30.4.09

random anecdotes

I bought a leather bracelet on Sunday. But when I got on the metro and decided to put it on, I realise the shop had left on the security tag. I tried to pull it off, but it was attached by a metal wire, with instructions to use scissors for removal. The guy next to me had been staring at the bracelet and asked if I needed help. He seemed friendly so I showed him the problem. He proceeded to remove the wiring…with his teeth! He just bit through the metal like a rat, handed the bracelet back to me and said “here you go, oh, and I am Ferenc by the way.” Ferenc? So you must be Hungarian!” I said, certain that Ferencs can only occur amongst one particular nationality. But I was wrong. This Ferenc was South African, and had never set foot in Hungary. His father had been of Hungarian origin, but had only stayed with his mother long enough to give him a pseudo Hungarian name. and at that point, Ferenc the metal biting Boer got off the train and went on his way.
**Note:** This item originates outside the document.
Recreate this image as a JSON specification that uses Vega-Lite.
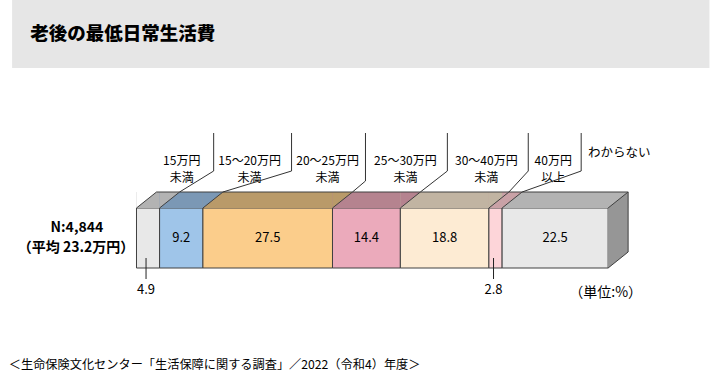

Nearly every day I stop by a corner shop to by a Diet Coke. The place is run by an Indian guy, and every day he is reading a porn magazine. Every day I pretend not to notice the pictures of naked women with improbable proportions. Today the image was so incredible I confess it caught my shocked eye for a moment. The man saw. “my wife left me. 10 years ago.” He said. He handed me my change and went back, glum faced, to his porn.

At lunch a colleague starts a surreal story about the mother of one of his kids who was previously dating one of FBI’s most wanted men. He was killed. She later broke into my colleague’s flat and stole designer clothes from his present live-in girlfriend. He confiscated her passport and held it for ransom to get back the clothes. The baby is really cute.

Another colleague has started coming to work in a face mask to prevent swine flu. He is convinced that “the chavs” (of whom he lives in fear) are all going to get it and breathe on him on the metro.